Leave out the pictures, then reproduce the rest of the material exactly.

— START —

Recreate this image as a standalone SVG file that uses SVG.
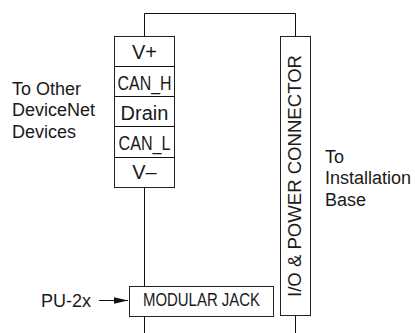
<svg xmlns="http://www.w3.org/2000/svg" width="415" height="333" viewBox="0 0 415 333">
<style>
text{font-family:"Liberation Sans",Arial,sans-serif;fill:#1a1a1a}
.b{fill:#fff;stroke:#222;stroke-width:1}
.l{fill:none;stroke:#111;stroke-width:1}
.m{font-size:20px;text-anchor:middle}
.s{font-size:18px}
</style>
<defs><marker id="a" markerWidth="15" markerHeight="8" refX="14" refY="4" orient="auto" markerUnits="userSpaceOnUse"><path d="M0 0.700 L14 4 L0 7.300 Z" fill="#111"/></marker></defs>
<g id="connectors">
<path class="l" d="M144.500 36V13.500H295.500V36"/>
<path class="l" d="M144.500 187V286"/>
<path class="l" d="M144.500 316V333"/>
<path class="l" d="M295.500 316V333"/>
<path class="l" d="M99 300.500H128" marker-end="url(#a)"/>
</g>
<g id="terminal-block">
<rect class="b" x="114.500" y="36.500" width="60" height="151"/>
<path class="l" d="M114.500 66.500H174.500M114.500 96.500H174.500M114.500 126.500H174.500M114.500 157.500H174.500"/>
<text class="m" x="144.500" y="58.500">V+</text>
<text class="m" x="144.500" y="90" textLength="54" lengthAdjust="spacingAndGlyphs">CAN_H</text>
<text class="m" x="144.500" y="120">Drain</text>
<text class="m" x="144.500" y="150" textLength="52" lengthAdjust="spacingAndGlyphs">CAN_L</text>
<text class="m" x="144.500" y="179">V–</text>
</g>
<g id="io-power-connector">
<rect class="b" x="280.500" y="36.500" width="30" height="279"/>
<text transform="translate(300.500 297) rotate(-90)" font-size="18.500" textLength="242" lengthAdjust="spacingAndGlyphs">I/O &amp; POWER CONNECTOR</text>
</g>
<g id="modular-jack">
<rect class="b" x="129.500" y="286.500" width="144" height="30"/>
<text x="201.500" y="306" font-size="18" text-anchor="middle" textLength="117" lengthAdjust="spacingAndGlyphs">MODULAR JACK</text>
</g>
<g id="labels">
<text class="s" x="12" y="94.500">To Other</text>
<text class="s" x="12" y="116">DeviceNet</text>
<text class="s" x="12" y="137.500">Devices</text>
<text class="s" x="325" y="162.500">To</text>
<text class="s" x="325" y="184">Installation</text>
<text class="s" x="325" y="205.500">Base</text>
<text class="s" x="41" y="306.500">PU-2x</text>
</g>
</svg>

— END —

**PROBLEM SOLUTION:**
Recreate this image as a standalone SVG file that uses SVG.
<svg xmlns="http://www.w3.org/2000/svg" width="415" height="333" viewBox="0 0 415 333">
<style>
text{font-family:"Liberation Sans",Arial,sans-serif;fill:#1a1a1a}
.b{fill:#fff;stroke:#222;stroke-width:1}
.l{fill:none;stroke:#111;stroke-width:1}
.m{font-size:20px;text-anchor:middle}
.s{font-size:18px}
</style>
<defs><marker id="a" markerWidth="15" markerHeight="8" refX="14" refY="4" orient="auto" markerUnits="userSpaceOnUse"><path d="M0 0.700 L14 4 L0 7.300 Z" fill="#111"/></marker></defs>
<g id="connectors">
<path class="l" d="M144.500 36V13.500H295.500V36"/>
<path class="l" d="M144.500 187V286"/>
<path class="l" d="M144.500 316V333"/>
<path class="l" d="M295.500 316V333"/>
<path class="l" d="M99 300.500H128" marker-end="url(#a)"/>
</g>
<g id="terminal-block">
<rect class="b" x="114.500" y="36.500" width="60" height="151"/>
<path class="l" d="M114.500 66.500H174.500M114.500 96.500H174.500M114.500 126.500H174.500M114.500 157.500H174.500"/>
<text class="m" x="144.500" y="58.500">V+</text>
<text class="m" x="144.500" y="90" textLength="54" lengthAdjust="spacingAndGlyphs">CAN_H</text>
<text class="m" x="144.500" y="120">Drain</text>
<text class="m" x="144.500" y="150" textLength="52" lengthAdjust="spacingAndGlyphs">CAN_L</text>
<text class="m" x="144.500" y="179">V–</text>
</g>
<g id="io-power-connector">
<rect class="b" x="280.500" y="36.500" width="30" height="279"/>
<text transform="translate(300.500 297) rotate(-90)" font-size="18.500" textLength="242" lengthAdjust="spacingAndGlyphs">I/O &amp; POWER CONNECTOR</text>
</g>
<g id="modular-jack">
<rect class="b" x="129.500" y="286.500" width="144" height="30"/>
<text x="201.500" y="306" font-size="18" text-anchor="middle" textLength="117" lengthAdjust="spacingAndGlyphs">MODULAR JACK</text>
</g>
<g id="labels">
<text class="s" x="12" y="94.500">To Other</text>
<text class="s" x="12" y="116">DeviceNet</text>
<text class="s" x="12" y="137.500">Devices</text>
<text class="s" x="325" y="162.500">To</text>
<text class="s" x="325" y="184">Installation</text>
<text class="s" x="325" y="205.500">Base</text>
<text class="s" x="41" y="306.500">PU-2x</text>
</g>
</svg>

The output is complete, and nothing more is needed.